I’m not entirely sure why I’m so drawn to this combination, actually. Perhaps it has something to do with how baking still makes me a little nervous, even though it’s what I do in the kitchen more than anything else. I can braise and roast and grill and chop my way through almost anything with a reasonable amount of skill, but even though my kitchen produces a somewhat shocking volume of baked goods I still get a little nervous once something goes into the oven, left to my decisions about timing and to the fates of heat and leavening. Listening to hip hop while I’m baking makes me feel confident – like the one and only baller and shot caller of my own kitchen – and I know from teaching classes that confidence in the kitchen can make a big difference in the final product. Or maybe it’s like how in college I used to like writing papers in the loudest and most chaotic of environments, because it helped me create my own little very focused world while everything else swirled around me. Maybe it provides a rhythm that soothes me into steady kneading, or mixing, or scooping. Or maybe there’s just something weirdly satisfying about rolling out delicate sheets of homemade puff pastry while Missy encourages me to “work it.”
Important to note here is that I didn’t come up with this pairing out of nowhere. Hip hop artists have been referencing food in their lyrics since way back to The Sugarhill Gang, basically at the start of it all, and since then basically everyone’s been rapping about everything from the best to the worst in the food world. (Drake fairly recently released a song that references The French Laundry, for instance, and if you have not heard Das Racist’s passionate ode to a certain combination fast food restaurant, consider your life unlived.) Sure, there might be product placements and complicated publicity agreements behind some of it, but I doubt the Beastie Boys received kickbacks for rapping about challah and matzoh, and the brilliant media moment of Snoop Dogg baking brownies on the Martha Stewart show cannot be tainted in my heart of hearts. Should you find yourself in front of a computer (hey, I bet you are right now) wishing you had a few more of these hilarious pieces of evidence, immediately google the following: “Cookin’ with Coolio,” and “Bon Rappetit” (the latter of which turns out to be an elaborate joke, sadly, but Ol’ Dirty Custard is still the most brilliant fake menu item ever created).

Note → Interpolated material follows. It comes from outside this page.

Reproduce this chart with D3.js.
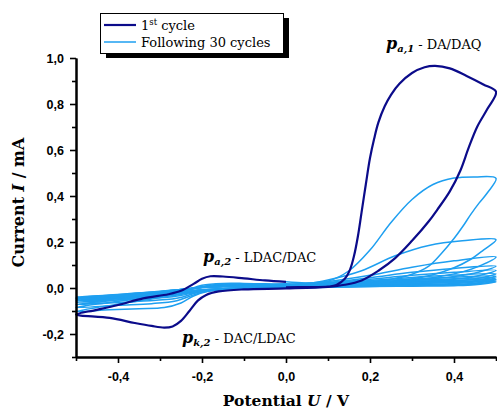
<!DOCTYPE html>
<html>
<head>
<meta charset="utf-8">
<script src="https://cdn.jsdelivr.net/npm/d3@7"></script>
<style>
  body { margin: 0; background: #fff; }
  svg { display: block; }
</style>
</head>
<body>
<script>
const svgWidth = 497
const svgHeight = 410

const margin = { top: 58, right: 1, bottom: 53, left: 76 }
const chartWidth = svgWidth - margin.left - margin.right
const chartHeight = svgHeight - margin.top - margin.bottom

const colorFirst = "#0b0b8a"
const colorFollow = "#1e9ff0"

// tick values
const xMajor = [-0.4, -0.2, 0.0, 0.2, 0.4]
const xMinor = [-0.5, -0.3, -0.1, 0.1, 0.3, 0.5]
const yMajor = [-0.2, 0.0, 0.2, 0.4, 0.6, 0.8, 1.0]
const yMinor = [-0.3, -0.1, 0.1, 0.3, 0.5, 0.7, 0.9]

const legendLabels = ["1st cycle", "Following 30 cycles"]

// [U / V, I / mA]
const cycle01 = [
  [0.0, 0.003], [0.05, 0.004], [0.1, 0.006], [0.12, 0.013], [0.14, 0.04], [0.152, 0.078],
  [0.162, 0.14], [0.171, 0.223], [0.18, 0.33], [0.19, 0.45], [0.2, 0.565], [0.21, 0.65],
  [0.22, 0.72], [0.235, 0.79], [0.25, 0.84], [0.27, 0.888], [0.3, 0.935], [0.33, 0.96],
  [0.355, 0.966], [0.39, 0.955], [0.43, 0.922], [0.47, 0.885], [0.5, 0.853],
  [0.48, 0.78], [0.455, 0.70], [0.435, 0.61], [0.415, 0.51], [0.39, 0.42], [0.36, 0.34],
  [0.34, 0.29], [0.30, 0.205], [0.26, 0.13], [0.22, 0.075], [0.18, 0.033], [0.14, 0.014],
  [0.1, 0.005], [0.0, -0.002], [-0.1, -0.006], [-0.16, -0.015], [-0.19, -0.03], [-0.21, -0.055],
  [-0.23, -0.1], [-0.25, -0.143], [-0.27, -0.167], [-0.29, -0.172], [-0.32, -0.165],
  [-0.36, -0.152], [-0.42, -0.13], [-0.5, -0.115],
  [-0.45, -0.095], [-0.4, -0.074], [-0.34, -0.045], [-0.28, -0.027], [-0.25, -0.012],
  [-0.22, 0.018], [-0.2, 0.04], [-0.18, 0.051], [-0.15, 0.05], [-0.1, 0.042], [-0.05, 0.033],
  [0.0, 0.027]
]

const cycle02 = [
  [0.0, 0.027], [0.05, 0.022], [0.1, 0.03], [0.15, 0.075], [0.2, 0.165], [0.25, 0.285],
  [0.3, 0.385], [0.35, 0.45], [0.4, 0.478], [0.45, 0.483], [0.5, 0.477],
  [0.48, 0.415], [0.46, 0.37], [0.44, 0.32], [0.42, 0.265], [0.4, 0.215], [0.37, 0.15],
  [0.34, 0.095], [0.3, 0.06], [0.25, 0.038], [0.2, 0.025], [0.1, 0.012], [0.0, 0.004],
  [-0.1, -0.003], [-0.18, -0.012], [-0.22, -0.035], [-0.25, -0.065], [-0.29, -0.085],
  [-0.35, -0.09], [-0.42, -0.095], [-0.5, -0.102],
  [-0.45, -0.085], [-0.4, -0.07], [-0.33, -0.05], [-0.27, -0.03], [-0.23, -0.005],
  [-0.2, 0.012], [-0.15, 0.02], [-0.1, 0.02], [-0.05, 0.018], [0.0, 0.018]
]

const cycle03 = [
  [0.0, 0.018], [0.05, 0.02], [0.1, 0.035], [0.18, 0.075], [0.26, 0.14], [0.34, 0.185],
  [0.42, 0.205], [0.5, 0.21],
  [0.47, 0.165], [0.44, 0.125], [0.4, 0.088], [0.35, 0.058], [0.3, 0.04], [0.2, 0.022],
  [0.1, 0.01], [0.0, 0.003], [-0.1, -0.003], [-0.18, -0.01], [-0.22, -0.03], [-0.26, -0.055],
  [-0.32, -0.068], [-0.4, -0.075], [-0.5, -0.085],
  [-0.45, -0.07], [-0.4, -0.058], [-0.33, -0.04], [-0.27, -0.022], [-0.22, -0.002],
  [-0.18, 0.012], [-0.12, 0.016], [-0.05, 0.015], [0.0, 0.015]
]

const cycle04 = [
  [0.0, 0.015], [0.1, 0.028], [0.2, 0.055], [0.3, 0.09], [0.4, 0.118], [0.5, 0.135],
  [0.46, 0.095], [0.42, 0.07], [0.36, 0.048], [0.3, 0.035], [0.2, 0.02], [0.1, 0.01],
  [0.0, 0.003], [-0.15, -0.006], [-0.21, -0.02], [-0.26, -0.045], [-0.35, -0.058], [-0.5, -0.072],
  [-0.42, -0.055], [-0.33, -0.035], [-0.25, -0.015], [-0.2, 0.004], [-0.15, 0.012],
  [-0.05, 0.013], [0.0, 0.013]
]

const cycle05 = [
  [0.0, 0.013], [0.1, 0.024], [0.2, 0.045], [0.3, 0.068], [0.4, 0.085], [0.5, 0.095],
  [0.46, 0.07], [0.4, 0.05], [0.3, 0.032], [0.2, 0.02], [0.1, 0.01], [0.0, 0.003],
  [-0.15, -0.005], [-0.21, -0.018], [-0.27, -0.038], [-0.38, -0.05], [-0.5, -0.063],
  [-0.42, -0.048], [-0.33, -0.03], [-0.25, -0.012], [-0.2, 0.003], [-0.15, 0.01],
  [-0.05, 0.012], [0.0, 0.012]
]

const cycle06 = [
  [0.0, 0.012], [0.1, 0.022], [0.2, 0.038], [0.3, 0.055], [0.4, 0.068], [0.5, 0.077],
  [0.45, 0.05], [0.4, 0.038], [0.3, 0.026], [0.2, 0.017], [0.1, 0.009], [0.0, 0.003],
  [-0.15, -0.004], [-0.21, -0.015], [-0.27, -0.033], [-0.38, -0.045], [-0.5, -0.057],
  [-0.42, -0.043], [-0.33, -0.027], [-0.25, -0.01], [-0.2, 0.003], [-0.15, 0.009],
  [-0.05, 0.011], [0.0, 0.011]
]

const cycle07 = [
  [0.0, 0.011], [0.1, 0.02], [0.2, 0.033], [0.3, 0.046], [0.4, 0.056], [0.5, 0.062],
  [0.45, 0.04], [0.4, 0.03], [0.3, 0.021], [0.2, 0.015], [0.1, 0.008], [0.0, 0.003],
  [-0.15, -0.004], [-0.21, -0.013], [-0.27, -0.03], [-0.38, -0.042], [-0.5, -0.053],
  [-0.42, -0.04], [-0.33, -0.025], [-0.25, -0.009], [-0.2, 0.003], [-0.15, 0.008],
  [-0.05, 0.01], [0.0, 0.01]
]

const cycle08 = [
  [0.0, 0.01], [0.1, 0.018], [0.2, 0.029], [0.3, 0.039], [0.4, 0.047], [0.5, 0.052],
  [0.45, 0.032], [0.4, 0.025], [0.3, 0.018], [0.2, 0.013], [0.1, 0.007], [0.0, 0.002],
  [-0.15, -0.004], [-0.21, -0.012], [-0.27, -0.028], [-0.38, -0.04], [-0.5, -0.05],
  [-0.42, -0.038], [-0.33, -0.023], [-0.25, -0.008], [-0.2, 0.003], [-0.15, 0.008],
  [-0.05, 0.009], [0.0, 0.009]
]

const cycle09 = [
  [0.0, 0.009], [0.1, 0.016], [0.2, 0.025], [0.3, 0.033], [0.4, 0.04], [0.5, 0.044],
  [0.45, 0.026], [0.4, 0.02], [0.3, 0.015], [0.2, 0.011], [0.1, 0.006], [0.0, 0.002],
  [-0.15, -0.003], [-0.21, -0.011], [-0.27, -0.026], [-0.38, -0.038], [-0.5, -0.047],
  [-0.42, -0.036], [-0.33, -0.022], [-0.25, -0.007], [-0.2, 0.003], [-0.15, 0.007],
  [-0.05, 0.009], [0.0, 0.009]
]

const cycle10 = [
  [0.0, 0.009], [0.1, 0.015], [0.2, 0.022], [0.3, 0.029], [0.4, 0.034], [0.5, 0.037],
  [0.45, 0.021], [0.4, 0.016], [0.3, 0.012], [0.2, 0.009], [0.1, 0.005], [0.0, 0.002],
  [-0.15, -0.003], [-0.21, -0.01], [-0.27, -0.025], [-0.38, -0.036], [-0.5, -0.044],
  [-0.42, -0.034], [-0.33, -0.021], [-0.25, -0.007], [-0.2, 0.002], [-0.15, 0.006],
  [-0.05, 0.008], [0.0, 0.008]
]

const cycle11 = [
  [0.0, 0.008], [0.1, 0.013], [0.2, 0.019], [0.3, 0.025], [0.4, 0.029], [0.5, 0.031],
  [0.45, 0.017], [0.4, 0.013], [0.3, 0.01], [0.2, 0.007], [0.1, 0.004], [0.0, 0.001],
  [-0.15, -0.003], [-0.21, -0.01], [-0.27, -0.024], [-0.38, -0.034], [-0.5, -0.041],
  [-0.42, -0.032], [-0.33, -0.02], [-0.25, -0.006], [-0.2, 0.002], [-0.15, 0.006],
  [-0.05, 0.008], [0.0, 0.008]
]

const cycle12 = [
  [0.0, 0.008], [0.1, 0.012], [0.2, 0.017], [0.3, 0.021], [0.4, 0.025], [0.5, 0.027],
  [0.45, 0.014], [0.4, 0.01], [0.3, 0.008], [0.2, 0.006], [0.1, 0.003], [0.0, 0.001],
  [-0.15, -0.003], [-0.21, -0.009], [-0.27, -0.023], [-0.38, -0.032], [-0.5, -0.039],
  [-0.42, -0.03], [-0.33, -0.019], [-0.25, -0.006], [-0.2, 0.002], [-0.15, 0.005],
  [-0.05, 0.007], [0.0, 0.007]
]

const followingCycles = [cycle02, cycle03, cycle04, cycle05, cycle06, cycle07,
  cycle08, cycle09, cycle10, cycle11, cycle12]

const svg = d3.select("body").append("svg")
  .attr("width", svgWidth)
  .attr("height", svgHeight)

const chartG = svg.append("g")
  .attr("transform", `translate(${margin.left}, ${margin.top})`)

const x = d3.scaleLinear().domain([-0.5, 0.5]).range([0, chartWidth])
const y = d3.scaleLinear().domain([-0.3, 1.0]).range([chartHeight, 0])

const fmt = d => d.toFixed(1).replace(".", ",")

const line = d3.line()
  .x(d => x(d[0]))
  .y(d => y(d[1]))
  .curve(d3.curveCatmullRom.alpha(0.5))

// curves
followingCycles.forEach(c => {
  chartG.append("path")
    .attr("d", line(c))
    .attr("fill", "none")
    .attr("stroke", colorFollow)
    .attr("stroke-width", 1.5)
})

chartG.append("path")
  .attr("d", line(cycle01))
  .attr("fill", "none")
  .attr("stroke", colorFirst)
  .attr("stroke-width", 2.2)

// axes
const styleAxis = g => {
  g.select(".domain").attr("stroke-width", 2).attr("stroke", "#000")
  g.selectAll(".tick line").attr("stroke-width", 1.6).attr("stroke", "#000")
  g.selectAll(".tick text")
    .attr("font-family", "Liberation Sans, Arial, sans-serif")
    .attr("font-weight", "bold")
    .attr("font-size", 12.5)
    .attr("fill", "#000")
}

chartG.append("g")
  .attr("transform", `translate(0, ${chartHeight})`)
  .call(d3.axisBottom(x).tickValues(xMinor).tickSize(4).tickFormat("").tickSizeOuter(0))
  .call(styleAxis)

chartG.append("g")
  .attr("transform", `translate(0, ${chartHeight})`)
  .call(d3.axisBottom(x).tickValues(xMajor).tickSize(6).tickPadding(9).tickFormat(fmt).tickSizeOuter(0))
  .call(styleAxis)

chartG.append("g")
  .call(d3.axisLeft(y).tickValues(yMinor).tickSize(4).tickFormat("").tickSizeOuter(0))
  .call(styleAxis)

chartG.append("g")
  .call(d3.axisLeft(y).tickValues(yMajor).tickSize(6).tickPadding(6).tickFormat(fmt).tickSizeOuter(0))
  .call(styleAxis)

// axis titles
const xTitle = svg.append("text")
  .attr("x", margin.left + chartWidth / 2)
  .attr("y", 406)
  .attr("text-anchor", "middle")
  .attr("font-family", "DejaVu Serif, serif")
  .attr("font-weight", "bold")
  .attr("font-size", 15.5)
xTitle.append("tspan").text("Potential ")
xTitle.append("tspan").attr("font-style", "italic").text("U")
xTitle.append("tspan").text(" / V")

const yTitle = svg.append("text")
  .attr("transform", `translate(24, ${margin.top + chartHeight / 2 - 5}) rotate(-90)`)
  .attr("text-anchor", "middle")
  .attr("font-family", "DejaVu Serif, serif")
  .attr("font-weight", "bold")
  .attr("font-size", 16)
yTitle.append("tspan").text("Current ")
yTitle.append("tspan").attr("font-style", "italic").text("I")
yTitle.append("tspan").text(" / mA")

// peak annotations
const addNote = (px, py, sub, label) => {
  const t = svg.append("text")
    .attr("x", px)
    .attr("y", py)
    .attr("font-family", "DejaVu Serif, serif")
  t.append("tspan")
    .attr("font-weight", "bold").attr("font-style", "italic").attr("font-size", 16)
    .text("p")
  t.append("tspan")
    .attr("font-weight", "bold").attr("font-style", "italic").attr("font-size", 10)
    .attr("dy", 3)
    .text(sub)
  t.append("tspan")
    .attr("font-size", 13).attr("dy", -3)
    .text(" - " + label)
}

addNote(386, 49, "a,1", "DA/DAQ")
addNote(203, 262, "a,2", "LDAC/DAC")
addNote(182, 343, "k,2", "DAC/LDAC")

// legend
const legendG = svg.append("g").attr("transform", "translate(100, 13)")
legendG.append("rect")
  .attr("x", 6).attr("y", 5).attr("width", 183).attr("height", 40)
  .attr("fill", "#000")
legendG.append("rect")
  .attr("x", 0.5).attr("y", 0.5).attr("width", 183).attr("height", 40)
  .attr("fill", "#fff").attr("stroke", "#000")

const legendColors = [colorFirst, colorFollow]
legendLabels.forEach((label, i) => {
  const ly = 12 + i * 17
  legendG.append("line")
    .attr("x1", 4).attr("x2", 36).attr("y1", ly).attr("y2", ly)
    .attr("stroke", legendColors[i])
    .attr("stroke-width", i === 0 ? 2.2 : 1.5)
  const t = legendG.append("text")
    .attr("x", 41).attr("y", ly + 4.5)
    .attr("font-family", "DejaVu Serif, serif")
    .attr("font-size", 13)
  if (i === 0) {
    t.append("tspan").text(label.slice(0, 1))
    t.append("tspan").attr("font-size", 8.5).attr("dy", -5).text(label.slice(1, 3))
    t.append("tspan").attr("dy", 5).text(label.slice(3))
  } else {
    t.text(label)
  }
})
</script>
</body>
</html>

But with a plethora of options to choose from, my preferred audio-culinary pairing does not come without a certain amount of deliberate consideration. The music and the food item must still be carefully paired, calibrated appropriately for the effort, detail, and intricacy required by the recipes and techniques in question. A batch of chocolate chip cookies work particularly well with a bit of vintage Lauryn Hill, I have found, but something like genoise or puff pastry requires something far more potent, like Talib Kweli, or some of the more intense Beastie Boys albums. I’m not always particularly aware of exactly what’s playing once I’m in the zone, but it’s always there, pushing me further into a zone in which I am the most awesome and in which everything is kicking ass. One time I was focusing on a particularly high-pressure baking job and didn’t even realize I’d been listening to Gangsta’s Paradise on repeat for 15 minutes, rapping along all the while in my awkwardly-melodic Midwestern white girl way. But those Thai iced tea cakes turned out perfectly, and I have Coolio partially to thank for that.
My baked goods are produced by a powerful combination of sugar, perfectionism, inappropriate lyrics, and pumping beats, and if that’s what makes people enjoy them (and sometimes even want to pay me for them), then I’m happy to give credit where credit is due. So I’ll state it on the record: that birthday cake I made for you was fueled by Big Pun as much as it was by cake flour, and those delicate lavender madeleines had as much to do with my dedication to The Roots as they did with my dedication to my oven thermometer.